The trade-offs owners should consider

The most obvious trade-off in managed property versus self management is cost versus time. Management fees reduce monthly margin, while self-management asks for your labor instead. But that is only the beginning.

Control is another factor. Some owners dislike handing over decisions. They want to approve every vendor, every repair, every applicant. If that involvement matters to you, self-management may feel more comfortable. If your priority is efficient performance rather than direct oversight of every detail, professional management may be the better fit.

There is also the question of tenant experience. A professional manager can usually provide faster, more consistent service because systems are already in place. A self-managing owner may offer a warmer personal touch, but availability can vary. If your rental position depends on a premium experience, inconsistency can be expensive.

Risk should be part of the conversation as well. Leasing errors, weak documentation, inconsistent enforcement, and reactive maintenance all carry consequences.
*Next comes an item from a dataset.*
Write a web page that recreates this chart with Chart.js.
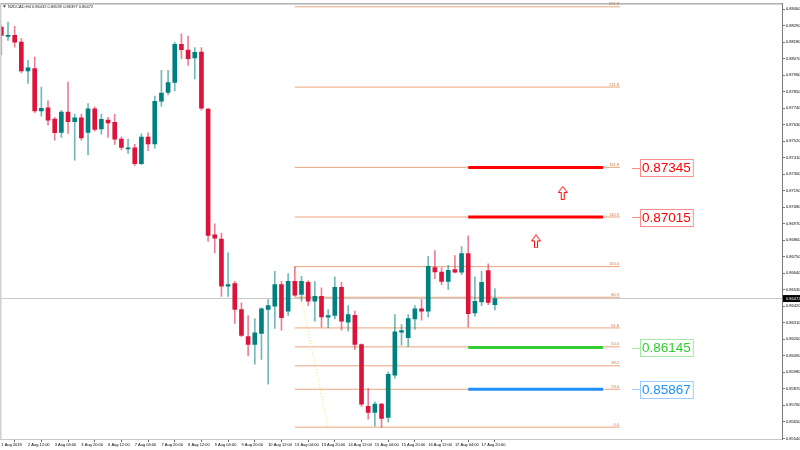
<!DOCTYPE html>
<html>
<head>
<meta charset="utf-8">
<script src="https://cdn.jsdelivr.net/npm/chart.js@4.4.1/dist/chart.umd.min.js"></script>
<style>
html,body{margin:0;padding:0;background:#fff}
#wrap{width:800px;height:450px}
</style>
</head>
<body>
<div id="wrap"><canvas id="chart"></canvas></div>
<script>
// NZDCAD H4 candles, bar 0 = first visible bar
const openP = [0.88281,0.88219,0.88226,0.88181,0.87989,0.88005,0.87723,0.87743,0.87668,0.87579,
  0.87714,0.87650,0.87676,0.87579,0.87736,0.87603,0.87661,0.87646,0.87535,0.87470,
  0.87477,0.87371,0.87548,0.87502,0.87787,0.87845,0.87912,0.88166,0.88128,0.88075,
  0.88115,0.87734,0.86897,0.86869,0.86554,0.86572,0.86399,0.86218,0.86166,0.86239,
  0.86399,0.86421,0.86565,0.86388,0.86587,0.86499,0.86580,0.86454,0.86487,0.86348,
  0.86359,0.86547,0.86315,0.86361,0.86166,0.85753,0.85713,0.85768,0.85679,0.85962,
  0.86248,0.86211,0.86337,0.86404,0.86388,0.86678,0.86649,0.86587,0.86665,0.86647,
  0.86771,0.86377,0.86450,0.86658,0.86432];
const highP = [0.88292,0.88314,0.88286,0.88204,0.88060,0.88082,0.87882,0.87789,0.87679,0.87727,
  0.87915,0.87701,0.87701,0.87772,0.87749,0.87701,0.87679,0.87699,0.87550,0.87535,
  0.87500,0.87570,0.87577,0.87821,0.87993,0.87993,0.88179,0.88237,0.88221,0.88144,
  0.88144,0.87739,0.86970,0.86908,0.86776,0.86587,0.86443,0.86359,0.86339,0.86410,
  0.86465,0.86653,0.86587,0.86638,0.86685,0.86620,0.86592,0.86587,0.86543,0.86399,
  0.86616,0.86580,0.86425,0.86388,0.86171,0.85872,0.85783,0.85774,0.85982,0.86366,
  0.86299,0.86366,0.86425,0.86465,0.86753,0.86791,0.86676,0.86693,0.86758,0.86819,
  0.86890,0.86616,0.86653,0.86704,0.86539];
const lowP = [0.88098,0.88193,0.88148,0.87975,0.87905,0.87710,0.87688,0.87628,0.87528,0.87546,
  0.87573,0.87395,0.87528,0.87429,0.87588,0.87568,0.87546,0.87500,0.87462,0.87440,
  0.87357,0.87365,0.87457,0.87473,0.87754,0.87829,0.87856,0.88071,0.88026,0.87935,
  0.87727,0.86853,0.86776,0.86487,0.86487,0.86306,0.86218,0.86089,0.86034,0.86067,
  0.85901,0.86273,0.86261,0.86359,0.86487,0.86454,0.86425,0.86321,0.86281,0.86277,
  0.86337,0.86261,0.86255,0.86133,0.85753,0.85668,0.85622,0.85615,0.85650,0.85941,
  0.86162,0.86151,0.86266,0.86328,0.86350,0.86605,0.86565,0.86532,0.86643,0.86631,
  0.86281,0.86354,0.86425,0.86432,0.86397];
const closeP = [0.88226,0.88226,0.88181,0.87989,0.88009,0.87723,0.87739,0.87661,0.87577,0.87714,
  0.87650,0.87676,0.87543,0.87736,0.87599,0.87666,0.87643,0.87535,0.87480,0.87477,
  0.87371,0.87548,0.87502,0.87787,0.87842,0.87912,0.88166,0.88131,0.88071,0.88113,
  0.87741,0.86892,0.86875,0.86554,0.86565,0.86399,0.86226,0.86166,0.86244,0.86404,
  0.86425,0.86565,0.86344,0.86587,0.86494,0.86587,0.86454,0.86487,0.86350,0.86359,
  0.86547,0.86321,0.86366,0.86166,0.85768,0.85713,0.85768,0.85673,0.85967,0.86251,
  0.86259,0.86339,0.86404,0.86388,0.86687,0.86649,0.86587,0.86660,0.86647,0.86771,
  0.86372,0.86454,0.86580,0.86447,0.86472];

// time axis, one label every 4 bars
const timeTickBars = [0,4,8,12,16,20,24,28,32,36,40,44,48,52,56,60,64,68,72];
const timeLabels = ['1 Aug 2018','2 Aug 12:00','3 Aug 04:00','3 Aug 20:00','6 Aug 12:00','7 Aug 04:00',
  '7 Aug 20:00','8 Aug 12:00','9 Aug 04:00','9 Aug 20:00','10 Aug 12:00','13 Aug 04:00','13 Aug 20:00',
  '14 Aug 12:00','15 Aug 04:00','15 Aug 20:00','16 Aug 12:00','17 Aug 04:00','17 Aug 20:00'];

// price axis labels
const priceTicks = [0.85540,0.85650,0.85760,0.85870,0.85980,0.86090,0.86200,0.86310,0.86420,0.86530,
  0.86640,0.86750,0.86860,0.86970,0.87080,0.87190,0.87300,0.87410,0.87520,0.87630,0.87740,0.87850,
  0.87960,0.88070,0.88180,0.88290,0.88400];

const symbolTitle = 'NZDCAD,H4';
const bidPrice = 0.86472;

// fibonacci from the 10 Aug high down to the 15 Aug low
const fibHigh = 0.86685, fibLow = 0.85615;
const fibAnchorBar = 44, fibLowBar = 48.98;
const fibLevels = [0, 23.6, 38.2, 50, 61.8, 80.9, 100, 130.9, 161.8, 211.8, 261.8];

// target lines with price boxes
const targetPrices = [0.87345, 0.87015, 0.86145, 0.85867];
const arrowBars = [84.16, 80.16];
const arrowPrices = [0.87176, 0.86853];

// layout (bar units on the x scale)
const X_MIN = -0.05, X_MAX = 117.04;
const FIB_END = 92.75, TGT_START = 70.0, TGT_END = 90.2, BOX_BAR = 95.75;
const targetColors = ['#FF0000', '#FF0000', '#32CD32', '#1E90FF'];
const targetBorders = ['rgba(255,0,0,0.45)', 'rgba(255,0,0,0.45)', 'rgba(50,205,50,0.45)', 'rgba(30,144,255,0.45)'];

const fibPrice = lv => fibLow + (fibHigh - fibLow) * lv / 100;

const bars = openP.map((_, i) => i);
const bull = bars.map(i => closeP[i] >= openP[i]);

function arrowImg(){
  const c = document.createElement('canvas');
  c.width = 10; c.height = 14;
  const g = c.getContext('2d');
  g.strokeStyle = '#FF0000';
  g.lineWidth = 1;
  g.beginPath();
  g.moveTo(5, 0.5); g.lineTo(9.5, 6.5); g.lineTo(6.5, 6.5); g.lineTo(6.5, 13.5);
  g.lineTo(3.5, 13.5); g.lineTo(3.5, 6.5); g.lineTo(0.5, 6.5); g.closePath();
  g.stroke();
  return c;
}

const datasets = [
  {type:'bar', data: bars.map(i => ({x:i, y:[openP[i], closeP[i]]})),
   backgroundColor: bull.map(b => b ? '#008080' : '#DC143C'),
   barThickness:4, grouped:false, minBarLength:1, order:0},
  {type:'bar', data: bars.map(i => ({x:i, y:[lowP[i], highP[i]]})),
   backgroundColor: bull.map(b => b ? 'rgba(0,128,128,0.55)' : 'rgba(220,20,60,0.55)'),
   barThickness:1, grouped:false, order:1}
];
fibLevels.forEach(lv => datasets.push({
  type:'line', data:[{x:fibAnchorBar, y:fibPrice(lv)}, {x:FIB_END, y:fibPrice(lv)}],
  borderColor:'#EBA57C', borderWidth:1, pointRadius:0, order:6
}));
targetPrices.forEach((p, k) => datasets.push({
  type:'line', data:[{x:TGT_START, y:p}, {x:TGT_END, y:p}],
  borderColor:targetColors[k], borderWidth:3, pointRadius:0, order:3
}));
datasets.push({type:'line', data:[{x:X_MIN, y:bidPrice}, {x:X_MAX, y:bidPrice}],
  borderColor:'#C8C8C8', borderWidth:1, pointRadius:0, order:7});
datasets.push({type:'line', data:[{x:fibAnchorBar, y:fibHigh}, {x:fibLowBar, y:fibLow}],
  borderColor:'#FFE066', borderWidth:1, borderDash:[1,2], pointRadius:0, order:4});
datasets.push({type:'line', data: arrowBars.map((b, k) => ({x:b, y:arrowPrices[k]})),
  showLine:false, pointStyle:arrowImg(), pointRadius:6, order:2});

const overlay = {
  id:'overlay',
  afterDatasetsDraw(chart){
    const {ctx, scales:{x, y}} = chart;
    ctx.save();
    // fib level captions
    ctx.font = '4px "Liberation Sans"';
    ctx.fillStyle = '#C8784A';
    ctx.textAlign = 'right';
    ctx.textBaseline = 'bottom';
    fibLevels.forEach(lv => {
      ctx.fillText(lv.toFixed(1), x.getPixelForValue(FIB_END) - 1, y.getPixelForValue(fibPrice(lv)) - 0.5);
    });
    // price boxes
    ctx.font = '13.5px "Liberation Sans"';
    ctx.textAlign = 'left';
    ctx.textBaseline = 'middle';
    targetPrices.forEach((p, k) => {
      const bx = x.getPixelForValue(BOX_BAR), by = y.getPixelForValue(p);
      const w = ctx.measureText(p.toFixed(5)).width + 4;
      ctx.strokeStyle = targetBorders[k];
      ctx.lineWidth = 1;
      ctx.beginPath();
      ctx.moveTo(bx - 8, Math.round(by) + 0.5); ctx.lineTo(bx, Math.round(by) + 0.5);
      ctx.stroke();
      ctx.fillStyle = '#fff';
      ctx.fillRect(bx, by - 8.5, w, 17);
      ctx.strokeRect(Math.round(bx) + 0.5, Math.round(by - 8.5) + 0.5, w, 17);
      ctx.fillStyle = targetColors[k];
      ctx.fillText(p.toFixed(5), bx + 2, by + 1);
    });
    ctx.restore();
  },
  afterDraw(chart){
    const {ctx, chartArea:a, scales:{y}} = chart;
    ctx.save();
    // frame
    ctx.strokeStyle = '#888';
    ctx.lineWidth = 1;
    ctx.beginPath(); ctx.moveTo(0, a.top + 0.5); ctx.lineTo(a.right, a.top + 0.5); ctx.stroke();
    ctx.strokeStyle = '#C8C8C8';
    ctx.beginPath(); ctx.moveTo(0, a.bottom + 0.5); ctx.lineTo(a.right, a.bottom + 0.5); ctx.stroke();
    ctx.fillStyle = '#D0D0D0';
    ctx.fillRect(0, a.top, 1.5, a.bottom - a.top);
    // title
    ctx.fillStyle = '#222';
    ctx.font = '4px "Liberation Sans"';
    ctx.textBaseline = 'middle';
    ctx.textAlign = 'left';
    ctx.beginPath(); ctx.moveTo(3, 5.5); ctx.lineTo(6, 5.5); ctx.lineTo(4.5, 7.5); ctx.closePath(); ctx.fill();
    const ohlc = [openP, highP, lowP, closeP].map(s => s[s.length - 1].toFixed(5)).join(' ');
    ctx.fillText(symbolTitle + ' ' + ohlc, 8, 6.5);
    // bid label on price axis
    const py = y.getPixelForValue(bidPrice);
    ctx.fillStyle = '#000';
    ctx.fillRect(a.right + 1, py - 3.5, 800 - a.right - 1, 7);
    ctx.fillStyle = '#fff';
    ctx.fillText(bidPrice.toFixed(5), a.right + 4, py);
    ctx.restore();
  }
};

new Chart(document.getElementById('chart'), {
  type:'bar',
  data:{datasets},
  options:{
    responsive:true,
    maintainAspectRatio:false,
    animation:false,
    layout:{autoPadding:false, padding:{top:2, left:1, right:0, bottom:0}},
    plugins:{legend:{display:false}, tooltip:{enabled:false}},
    scales:{
      x:{
        type:'linear', min:X_MIN, max:X_MAX, offset:false,
        afterBuildTicks: s => { s.ticks = timeTickBars.map(v => ({value:v})); },
        afterFit: s => { s.height = 11; },
        ticks:{callback:(v, i) => timeLabels[i], align:'start', maxRotation:0, autoSkip:false,
               font:{size:4, family:'Liberation Sans'}, color:'#000', padding:0},
        grid:{drawOnChartArea:false, drawTicks:true, tickLength:3, color:'#666'},
        border:{display:false}
      },
      y:{
        type:'linear', position:'right', min:0.85536, max:0.88439,
        afterBuildTicks: s => { s.ticks = priceTicks.map(v => ({value:v})); },
        afterFit: s => { s.width = 18; },
        ticks:{callback: v => v.toFixed(5), font:{size:4, family:'Liberation Sans'}, color:'#000', padding:1},
        grid:{drawOnChartArea:false, drawTicks:true, tickLength:3, color:'#777'},
        border:{display:true, color:'#777'}
      }
    }
  },
  plugins:[overlay]
});
</script>
</body>
</html>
Owners sometimes focus heavily on the visible management fee while underestimating the hidden cost of mistakes.

How to decide which model fits your property

A useful way to decide is to look at the property through four lenses: complexity, distance, tenant expectations, and your own capacity.

Complexity matters because not all properties demand the same level of oversight. A single long-term rental in stable condition is one thing. A luxury residence, mixed-use asset, or property with demanding upkeep is another. The more moving parts involved, the more valuable professional coordination becomes.
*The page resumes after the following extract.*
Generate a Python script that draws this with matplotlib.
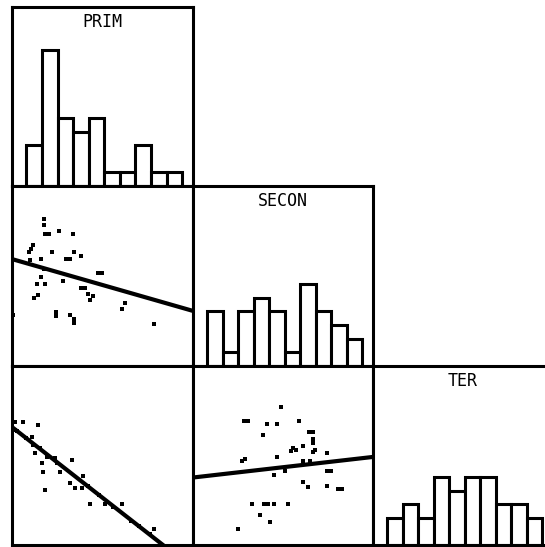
import matplotlib
matplotlib.use('Agg')
import matplotlib.pyplot as plt
import numpy as np

# histogram counts (10 equal bins each)
prim_counts = [3, 10, 5, 4, 5, 1, 1, 3, 1, 1]
secon_counts = [4, 1, 4, 5, 4, 1, 6, 4, 3, 2]
ter_counts = [2, 3, 2, 5, 4, 5, 5, 3, 3, 2]

# scatter PRIM (x) vs SECON (y), scaled 0-100 on the panel
prim_a = [17.7, 17.7, 18.2, 20.4, 26.0, 33.7, 11.6, 10.5, 9.4, 22.1, 34.3, 38.1, 29.8,
          32.0, 16.0, 9.9, 17.7, 16.0, 28.2, 47.5, 49.7, 13.8, 18.2, 38.1, 40.3, 42.0,
          44.8, 43.1, 14.4, 12.2, 62.4, 60.8, 0.6, 24.3, 24.3, 32.0, 34.3, 34.3, 78.5]
secon_a = [81.7, 78.3, 73.3, 73.3, 75.0, 73.3, 67.2, 65.0, 63.3, 63.3, 63.3, 61.1, 59.4,
           59.4, 59.4, 58.9, 53.9, 49.4, 47.2, 51.7, 51.7, 45.6, 45.6, 43.3, 43.3, 40.0,
           38.9, 36.7, 39.4, 37.8, 35.0, 31.7, 28.3, 30.0, 27.8, 28.3, 26.1, 23.9, 23.3]
fit_a = [59.4, 30.6]   # fitted value at x=0 and x=100

# scatter PRIM (x) vs TER (y)
prim_c = [1.7, 6.1, 14.4, 1.7, 11.0, 11.6, 15.5, 12.7, 19.3, 23.8, 33.1, 16.6, 17.1,
          26.5, 39.2, 32.0, 34.8, 38.7, 18.2, 43.1, 51.4, 60.8, 78.5,
          3.0, 8.0, 20.0, 25.0, 42.0, 48.0, 56.0, 66.0, 70.0, 76.0]
ter_c = [68.7, 68.7, 67.0, 64.2, 60.3, 55.9, 54.2, 51.4, 49.2, 48.6, 47.5, 45.8, 40.8,
         40.8, 38.5, 34.6, 31.8, 31.8, 30.7, 22.9, 22.9, 22.9, 8.9,
         63.5, 59.5, 50.0, 46.0, 33.0, 28.0, 21.5, 13.5, 10.5, 6.0]
fit_c = [65.9, -13.1]

# scatter SECON (x) vs TER (y)
secon_d = [48.9, 28.3, 30.6, 41.1, 46.7, 58.9, 38.9, 64.4, 66.7, 66.7, 66.7, 55.6, 54.4,
           57.2, 67.8, 66.7, 61.1, 74.4, 46.7, 28.9, 27.2, 65.0, 61.1, 74.4, 76.7, 45.0,
           51.1, 61.1, 63.9, 74.4, 80.6, 82.8, 32.8, 39.4, 41.7, 45.0, 52.8, 37.2, 42.8, 25.0]
ter_d = [77.1, 69.3, 69.3, 67.6, 67.6, 69.3, 61.5, 63.1, 63.1, 59.2, 57.0, 54.2, 52.5,
         53.1, 53.1, 52.0, 55.3, 51.4, 49.2, 48.0, 46.9, 46.9, 46.9, 41.3, 41.3, 39.1,
         41.3, 35.2, 32.4, 33.0, 31.3, 31.3, 22.9, 22.9, 22.9, 22.9, 22.9, 16.8, 12.8, 8.9]
fit_d = [37.7, 49.2]

W, H = 545, 547
fig = plt.figure(figsize=(W / 100, H / 100), dpi=100)
LW = 2.2


def panel(left, top, w, h):
    ax = fig.add_axes([left / W, 1 - (top + h) / H, w / W, h / H])
    ax.set_xticks([])
    ax.set_yticks([])
    for s in ax.spines.values():
        s.set_linewidth(LW)
        s.set_color('black')
    ax.set_xlim(0, 100)
    return ax


def hist_panel(ax, counts, name):
    edges = np.linspace(8, 94, len(counts) + 1)
    ax.bar(edges[:-1], counts, width=np.diff(edges), align='edge',
           facecolor='white', edgecolor='black', linewidth=LW)
    ax.set_ylim(0, 13.2)
    ax.text(0.5, 0.965, name, transform=ax.transAxes, ha='center', va='top',
            family='DejaVu Sans Mono', fontsize=12)


def scatter_panel(ax, x, y, fit):
    ax.plot([0, 100], fit, color='black', linewidth=3.0, solid_capstyle='butt')
    ax.scatter(x, y, marker='s', s=9, color='black', linewidths=0)
    ax.set_ylim(0, 100)


ax1 = panel(12, 7, 181, 179)
hist_panel(ax1, prim_counts, 'PRIM')

ax2 = panel(12, 186, 181, 180)
scatter_panel(ax2, prim_a, secon_a, fit_a)

ax3 = panel(193, 186, 180, 180)
hist_panel(ax3, secon_counts, 'SECON')

ax4 = panel(12, 366, 181, 179)
scatter_panel(ax4, prim_c, ter_c, fit_c)

ax5 = panel(193, 366, 180, 179)
scatter_panel(ax5, secon_d, ter_d, fit_d)

ax6 = panel(373, 366, 180, 179)
hist_panel(ax6, ter_counts, 'TER')

fig.savefig('out.png', dpi=100)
Distance matters because proximity affects response times and control. If you are not close to the property, even simple issues become harder to manage well. Routine inspections, urgent repairs, and tenant concerns all require trusted local support.

Tenant expectations matter because the market sets a service standard. In premium residential and commercial segments, delayed communication or uneven maintenance can quickly affect renewals and reputation. A property positioned around comfort, convenience, and polished living should be operated accordingly.

Your own capacity may be the deciding factor. Not just whether you can manage the property, but whether you want to. Some owners have the skill but no desire to remain on call. Others enjoy the involvement and prefer to stay close to every operational detail. Neither approach is automatically better. The better choice is the one you can execute consistently.

When switching makes sense

Many owners start with self-management and change course later. That shift often happens after growth. One property becomes two or three. A local rental becomes an investment held from abroad. A straightforward unit becomes a higher-end asset with less room for delay or error.

Other owners move the opposite way. After years with professional management, they choose to self-manage because their schedule allows it and their portfolio has become simpler. That can work well if they are prepared for the administrative load and have the right systems in place.

The point is not to treat your first decision as permanent. Your management model should reflect your current goals, not only the way you began.

Managed property versus self management for long-term value

If your goal is short-term cash preservation, self-management may look attractive. If your goal is dependable operations, stronger tenant retention, and a more passive ownership experience, managed property often proves its worth over time.

The best decision usually comes from honesty. How available are you, really? How well do you handle conflict, scheduling, pricing, and maintenance follow-through? And what kind of experience should your property deliver if it is meant to attract quality tenants and hold its value gracefully?

A well-run property supports more than income. It protects the character of the asset, the comfort of the tenant, and the confidence of the owner. Choose the model that gives your investment the care it deserves and gives you the freedom to enjoy what ownership was meant to provide.